__Problem statement__:
Restate the data below word for word. Skip any images it contains.

======== Raw data ========

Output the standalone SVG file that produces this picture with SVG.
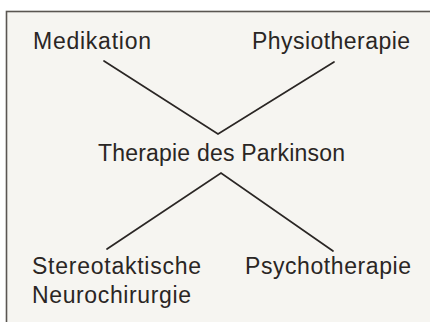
<svg xmlns="http://www.w3.org/2000/svg" width="430" height="322" viewBox="0 0 430 322">
  <style>
    .lbl { font-family: "Liberation Sans", Arial, Helvetica, sans-serif; font-size: 23px; fill: #2a2624; }
    .edge { stroke: #2a2624; stroke-width: 1.7; fill: none; stroke-linecap: round; stroke-linejoin: miter; }
  </style>
  <rect x="0" y="0" width="430" height="322" fill="#ffffff"/>
  <rect id="frame" x="6.5" y="11.5" width="440" height="330" fill="#f6f5f1" stroke="#5a5652" stroke-width="1.6"/>

  <g id="connectors">
    <polyline class="edge" points="104,61 218,134 334,62"/>
    <polyline class="edge" points="107,249 221,173 333,251"/>
  </g>

  <g id="node-medikation">
    <text class="lbl" x="33" y="49" textLength="118" lengthAdjust="spacing">Medikation</text>
  </g>
  <g id="node-physiotherapie">
    <text class="lbl" x="252" y="49" textLength="158" lengthAdjust="spacing">Physiotherapie</text>
  </g>
  <g id="node-therapie">
    <text class="lbl" x="98" y="161" textLength="247" lengthAdjust="spacing">Therapie des Parkinson</text>
  </g>
  <g id="node-neurochirurgie">
    <text class="lbl" x="32" y="274" textLength="169" lengthAdjust="spacing">Stereotaktische</text>
    <text class="lbl" x="32" y="303" textLength="159" lengthAdjust="spacing">Neurochirurgie</text>
  </g>
  <g id="node-psychotherapie">
    <text class="lbl" x="245" y="274" textLength="166" lengthAdjust="spacing">Psychotherapie</text>
  </g>
</svg>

========

__Final result__:
Output the standalone SVG file that produces this picture with SVG.
<svg xmlns="http://www.w3.org/2000/svg" width="430" height="322" viewBox="0 0 430 322">
  <style>
    .lbl { font-family: "Liberation Sans", Arial, Helvetica, sans-serif; font-size: 23px; fill: #2a2624; }
    .edge { stroke: #2a2624; stroke-width: 1.7; fill: none; stroke-linecap: round; stroke-linejoin: miter; }
  </style>
  <rect x="0" y="0" width="430" height="322" fill="#ffffff"/>
  <rect id="frame" x="6.5" y="11.5" width="440" height="330" fill="#f6f5f1" stroke="#5a5652" stroke-width="1.6"/>

  <g id="connectors">
    <polyline class="edge" points="104,61 218,134 334,62"/>
    <polyline class="edge" points="107,249 221,173 333,251"/>
  </g>

  <g id="node-medikation">
    <text class="lbl" x="33" y="49" textLength="118" lengthAdjust="spacing">Medikation</text>
  </g>
  <g id="node-physiotherapie">
    <text class="lbl" x="252" y="49" textLength="158" lengthAdjust="spacing">Physiotherapie</text>
  </g>
  <g id="node-therapie">
    <text class="lbl" x="98" y="161" textLength="247" lengthAdjust="spacing">Therapie des Parkinson</text>
  </g>
  <g id="node-neurochirurgie">
    <text class="lbl" x="32" y="274" textLength="169" lengthAdjust="spacing">Stereotaktische</text>
    <text class="lbl" x="32" y="303" textLength="159" lengthAdjust="spacing">Neurochirurgie</text>
  </g>
  <g id="node-psychotherapie">
    <text class="lbl" x="245" y="274" textLength="166" lengthAdjust="spacing">Psychotherapie</text>
  </g>
</svg>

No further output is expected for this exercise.